Stored data:
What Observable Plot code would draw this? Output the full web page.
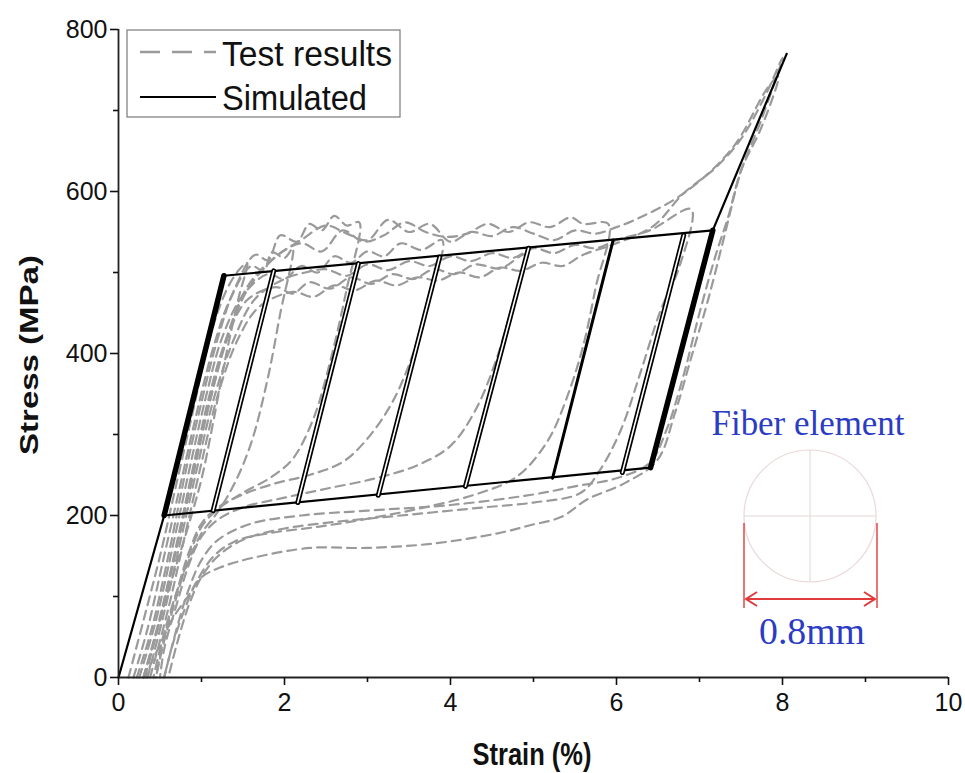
<!DOCTYPE html>
<html>
<head>
<meta charset="utf-8">
<script src="https://cdn.jsdelivr.net/npm/d3@7"></script>
<script src="https://cdn.jsdelivr.net/npm/@observablehq/plot@0.6"></script>
<style>
  html, body { margin: 0; padding: 0; background: #fff; }
  #chart { width: 965px; height: 773px; }
</style>
</head>
<body>
<div id="chart"></div>
<script>
// ---------- tick values ----------
const xTicksMajor = [0, 2, 4, 6, 8, 10];
const xTicksMinor = [1, 3, 5, 7, 9];
const yTicksMajor = [0, 200, 400, 600, 800];
const yTicksMinor = [100, 300, 500, 700];

// ---------- test results (strain %, stress MPa), one array per cycle ----------
const testCycle1 = [[0.12,0],[0.3,70],[0.5,150],[0.7,240],[0.9,330],[1.1,420],[1.3,478],[1.45,503],[1.55,512],
  [1.45,470],[1.3,400],[1.15,320],[1.0,245],[0.85,190],[0.7,140],[0.55,90],[0.4,35],[0.3,0]];
const testCycle2 = [[0.18,0],[0.35,60],[0.55,150],[0.75,240],[0.95,330],[1.15,410],[1.35,468],[1.6,508],[1.75,502],[1.85,525],[2.0,518],[2.1,530],
  [1.95,450],[1.8,370],[1.6,290],[1.4,240],[1.2,205],[1.0,178],[0.85,145],[0.7,105],[0.55,55],[0.42,0]];
const testCycle3 = [[0.22,0],[0.4,60],[0.6,150],[0.8,250],[1.0,340],[1.2,420],[1.4,480],[1.65,522],[1.8,515],[1.95,546],[2.15,538],[2.3,560],[2.45,552],[2.6,570],[2.75,558],[2.9,562],
  [2.75,480],[2.55,390],[2.35,320],[2.1,270],[1.85,248],[1.5,228],[1.2,208],[1.0,186],[0.85,150],[0.7,100],[0.55,45],[0.45,0]];
const testCycle4 = [[0.25,0],[0.45,70],[0.65,160],[0.85,255],[1.05,345],[1.25,420],[1.5,472],[1.8,498],[2.0,492],[2.2,508],[2.4,500],[2.6,520],[2.8,512],[3.0,526],[3.2,520],[3.4,536],[3.65,528],[3.9,540],
  [3.75,470],[3.55,400],[3.3,340],[3.0,295],[2.7,266],[2.3,250],[1.9,240],[1.5,226],[1.2,210],[1.0,190],[0.85,155],[0.7,105],[0.55,50],[0.45,0]];
const testCycle5 = [[0.3,0],[0.5,75],[0.7,165],[0.9,260],[1.1,350],[1.3,418],[1.55,466],[1.9,482],[2.1,474],[2.3,488],[2.55,480],[2.8,494],[3.05,486],[3.3,498],[3.55,492],[3.8,504],[4.05,498],[4.3,510],[4.6,505],[4.9,522],
  [4.75,462],[4.55,392],[4.3,330],[4.0,286],[3.6,262],[3.1,246],[2.5,233],[2.0,222],[1.5,210],[1.2,195],[1.0,174],[0.85,140],[0.7,90],[0.55,35],[0.5,0]];
const testCycle6 = [[0.32,0],[0.52,80],[0.72,170],[0.92,265],[1.12,350],[1.32,425],[1.55,482],[1.85,516],[2.2,536],[2.45,526],[2.7,552],[2.95,538],[3.2,546],[3.45,562],[3.7,550],[3.95,544],[4.2,548],[4.45,560],[4.7,550],[4.95,562],[5.2,556],[5.45,568],[5.6,560],[5.9,560],
  [5.75,482],[5.6,410],[5.4,345],[5.17,292],[4.8,248],[4.3,226],[3.6,208],[3.0,196],[2.4,186],[1.8,178],[1.4,168],[1.15,150],[0.95,120],[0.8,85],[0.65,40],[0.55,0]];
const testCycle7 = [[0.35,0],[0.55,80],[0.75,170],[0.95,260],[1.15,345],[1.4,420],[1.65,468],[2.0,492],[2.25,500],[2.5,504],[2.75,496],[3.0,510],[3.25,503],[3.5,514],[3.75,508],[4.0,520],[4.25,514],[4.5,524],[4.75,518],[5.0,530],[5.25,524],[5.5,534],[5.75,530],[6.0,540],[6.4,552],[6.9,578],
  [6.75,505],[6.53,453],[6.3,380],[6.05,305],[5.8,256],[5.57,228],[5.0,216],[4.4,210],[3.8,204],[3.2,198],[2.6,192],[2.0,184],[1.5,170],[1.2,150],[1.0,124],[0.85,90],[0.7,40],[0.6,0]];
const testCycle8 = [[0.38,0],[0.6,85],[0.8,175],[1.0,265],[1.2,350],[1.45,420],[1.7,458],[2.1,476],[2.35,470],[2.6,484],[2.85,478],[3.1,490],[3.35,484],[3.6,494],[3.85,490],[4.1,500],[4.35,494],[4.6,506],[4.85,502],[5.1,512],[5.35,508],[5.6,522],[6.0,536],[6.45,558],[6.8,597],[7.2,630],[7.5,665],[7.8,720],[8.0,765],
  [7.75,690],[7.5,625],[7.3,545],[7.1,465],[6.9,395],[6.7,325],[6.49,268],[6.1,240],[5.65,220],[5.33,198],[4.96,188],[4.57,178],[3.76,165],[3.0,160],[2.31,160],[1.63,148],[1.23,136],[0.99,123],[0.83,99],[0.66,74],[0.51,42],[0.39,17],[0.34,0]];
const testCycle9 = [[0.3,0],[0.5,70],[0.7,160],[0.9,250],[1.1,340],[1.3,415],[1.55,478],[1.9,520],[2.2,540],[2.5,558],[2.75,548],[3.0,540],[3.25,565],[3.5,550],[3.75,560],[4.0,538],[4.25,550],[4.5,545],[4.75,556],[5.0,548],[5.25,540],[5.5,552],[5.75,548],[6.0,556],[6.2,564],[6.8,597],[7.4,654],[7.82,728],[7.95,742],
  [7.75,680],[7.5,626],[7.35,570],[7.2,523],[7.0,450],[6.8,370],[6.6,305],[6.4,265],[6.0,246],[5.5,236],[5.0,226],[4.0,213],[3.0,206],[2.2,200],[1.6,190],[1.2,170],[1.0,145],[0.85,110],[0.7,60],[0.55,0]];
const testCycles = [testCycle1, testCycle2, testCycle3, testCycle4, testCycle5, testCycle6, testCycle7, testCycle8, testCycle9];

// ---------- simulated (strain %, stress MPa) ----------
const simInitial = [[0, 0], [0.55, 200]];
const simFirstLoad = [[0.55, 200], [1.27, 496]];          // heavily overlapped (thick)
const simUpperPlateau = [[1.27, 496], [7.16, 552]];
const simLowerPlateau = [[0.55, 200], [6.41, 259]];
const simLastCycle = [[6.41, 259], [7.16, 552]];          // heavily overlapped (thick)
const simHardening = [[7.16, 552], [8.05, 770]];
const simUnloadTop = [[1.87, 502], [2.89, 511], [3.87, 519], [4.94, 530], [5.96, 540], [6.81, 546]];
const simUnloadBottom = [[1.14, 206], [2.16, 216], [3.13, 225], [4.18, 236], [5.23, 246], [6.07, 253]];
const simUnloadStyle = ["double", "double", "double", "double", "single", "double"];

// ---------- build tables ----------
const testData = testCycles.flatMap((c, i) => c.map(([x, y]) => ({x, y, cycle: i})));
const toRows = (pts, id) => pts.map(([x, y]) => ({x, y, id}));
const thinSim = [
  ...toRows(simInitial, "init"),
  ...toRows(simUpperPlateau, "upper"),
  ...toRows(simLowerPlateau, "lower"),
  ...toRows(simHardening, "hard")
];
const thickSim = [...toRows(simFirstLoad, "first"), ...toRows(simLastCycle, "last")];
const unloadRows = simUnloadTop.flatMap((t, i) => [
  {x: t[0], y: t[1], id: i, style: simUnloadStyle[i]},
  {x: simUnloadBottom[i][0], y: simUnloadBottom[i][1], id: i, style: simUnloadStyle[i]}
]);
const doubleRows = unloadRows.filter(d => d.style === "double");
const singleRows = unloadRows.filter(d => d.style === "single");

const font = "Liberation Sans, Arial, sans-serif";

const svg = Plot.plot({
  width: 965,
  height: 773,
  marginLeft: 118,
  marginRight: 17,
  marginTop: 29,
  marginBottom: 96,
  x: {domain: [0, 10]},
  y: {domain: [0, 800]},
  style: {fontFamily: font, fontSize: "25px", color: "#111", background: "#fff", overflow: "visible"},
  marks: [
    Plot.line(testData, {x: "x", y: "y", z: "cycle", stroke: "#9a9a9a", strokeWidth: 2.2, strokeDasharray: "9,6", curve: "catmull-rom"}),
    Plot.line(thinSim, {x: "x", y: "y", z: "id", stroke: "#000", strokeWidth: 2.2}),
    Plot.line(thickSim, {x: "x", y: "y", z: "id", stroke: "#000", strokeWidth: 5.5}),
    Plot.line(doubleRows, {x: "x", y: "y", z: "id", stroke: "#000", strokeWidth: 5}),
    Plot.line(doubleRows, {x: "x", y: "y", z: "id", stroke: "#fff", strokeWidth: 1.6}),
    Plot.line(singleRows, {x: "x", y: "y", z: "id", stroke: "#000", strokeWidth: 3}),
    Plot.ruleX([0], {stroke: "#222", strokeWidth: 1.8}),
    Plot.ruleY([0], {stroke: "#222", strokeWidth: 1.8}),
    Plot.axisX(xTicksMajor, {tickSize: 8, tickPadding: 8, strokeWidth: 1.6, label: null, fontSize: 25}),
    Plot.axisX(xTicksMinor, {tickSize: 5, strokeWidth: 1.6, tickFormat: () => "", label: null}),
    Plot.axisY(yTicksMajor, {tickSize: 8, tickPadding: 3, strokeWidth: 1.6, label: null, fontSize: 25}),
    Plot.axisY(yTicksMinor, {tickSize: 5, strokeWidth: 1.6, tickFormat: () => "", label: null})
  ]
});

const s = d3.select(svg);

// axis titles
s.append("text").attr("transform", "translate(532,765) scale(1,1.25)").attr("text-anchor", "middle")
  .attr("font-family", font).attr("font-weight", "bold").attr("font-size", 25.5).attr("fill", "#111")
  .text("Strain (%)");
s.append("text").attr("transform", "translate(38,355) rotate(-90) scale(1.27,1)").attr("text-anchor", "middle")
  .attr("font-family", font).attr("font-weight", "bold").attr("font-size", 26).attr("fill", "#111")
  .text("Stress (MPa)");

// legend
const lg = s.append("g");
lg.append("rect").attr("x", 127).attr("y", 30).attr("width", 273).attr("height", 87)
  .attr("fill", "#fff").attr("stroke", "#7a7a7a").attr("stroke-width", 1.2);
lg.append("line").attr("x1", 140).attr("x2", 216).attr("y1", 52).attr("y2", 52)
  .attr("stroke", "#9a9a9a").attr("stroke-width", 2.4).attr("stroke-dasharray", "20,12");
lg.append("line").attr("x1", 140).attr("x2", 216).attr("y1", 97).attr("y2", 97)
  .attr("stroke", "#000").attr("stroke-width", 2.2);
lg.append("text").attr("x", 222).attr("y", 66).attr("text-anchor", "start").attr("font-family", font)
  .attr("font-size", 35).attr("fill", "#111").attr("textLength", 170).attr("lengthAdjust", "spacingAndGlyphs").text("Test results");
lg.append("text").attr("x", 222).attr("y", 110).attr("text-anchor", "start").attr("font-family", font)
  .attr("font-size", 35).attr("fill", "#111").attr("textLength", 145).attr("lengthAdjust", "spacingAndGlyphs").text("Simulated");

// fiber element inset
const serif = "Liberation Serif, Times New Roman, serif";
const ins = s.append("g");
ins.append("text").attr("x", 808).attr("y", 435).attr("text-anchor", "middle")
  .attr("font-family", serif).attr("font-size", 35).attr("fill", "#2b3cc4")
  .attr("textLength", 193).attr("lengthAdjust", "spacingAndGlyphs").text("Fiber element");
ins.append("circle").attr("cx", 810).attr("cy", 516).attr("r", 66)
  .attr("fill", "none").attr("stroke", "#ead8d8").attr("stroke-width", 1.2);
ins.append("line").attr("x1", 744).attr("x2", 876).attr("y1", 516).attr("y2", 516).attr("stroke", "#e2d6d6").attr("stroke-width", 1);
ins.append("line").attr("x1", 810).attr("x2", 810).attr("y1", 450).attr("y2", 582).attr("stroke", "#e2d6d6").attr("stroke-width", 1);
ins.append("line").attr("x1", 744).attr("x2", 744).attr("y1", 523).attr("y2", 608).attr("stroke", "#e03a3a").attr("stroke-width", 1.4);
ins.append("line").attr("x1", 877).attr("x2", 877).attr("y1", 523).attr("y2", 608).attr("stroke", "#e03a3a").attr("stroke-width", 1.4);
ins.append("line").attr("x1", 746).attr("x2", 875).attr("y1", 599).attr("y2", 599).attr("stroke", "#e03a3a").attr("stroke-width", 2.2);
ins.append("path").attr("d", "M757,592 L746,599 L757,606").attr("fill", "none").attr("stroke", "#e03a3a").attr("stroke-width", 2);
ins.append("path").attr("d", "M864,592 L875,599 L864,606").attr("fill", "none").attr("stroke", "#e03a3a").attr("stroke-width", 2);
ins.append("text").attr("x", 812).attr("y", 644).attr("text-anchor", "middle")
  .attr("font-family", serif).attr("font-size", 38).attr("fill", "#2b3cc4")
  .attr("textLength", 106).attr("lengthAdjust", "spacingAndGlyphs").text("0.8mm");

document.getElementById("chart").appendChild(svg);
</script>
</body>
</html>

Short problem: Skip the pictures, please, and transcribe only the lines from the beginning of the material through the one that contains "const yTicksMinor = [100, 300, 500, 700];".

Answer below:
What Observable Plot code would draw this? Output the full web page.
<!DOCTYPE html>
<html>
<head>
<meta charset="utf-8">
<script src="https://cdn.jsdelivr.net/npm/d3@7"></script>
<script src="https://cdn.jsdelivr.net/npm/@observablehq/plot@0.6"></script>
<style>
  html, body { margin: 0; padding: 0; background: #fff; }
  #chart { width: 965px; height: 773px; }
</style>
</head>
<body>
<div id="chart"></div>
<script>
// ---------- tick values ----------
const xTicksMajor = [0, 2, 4, 6, 8, 10];
const xTicksMinor = [1, 3, 5, 7, 9];
const yTicksMajor = [0, 200, 400, 600, 800];
const yTicksMinor = [100, 300, 500, 700];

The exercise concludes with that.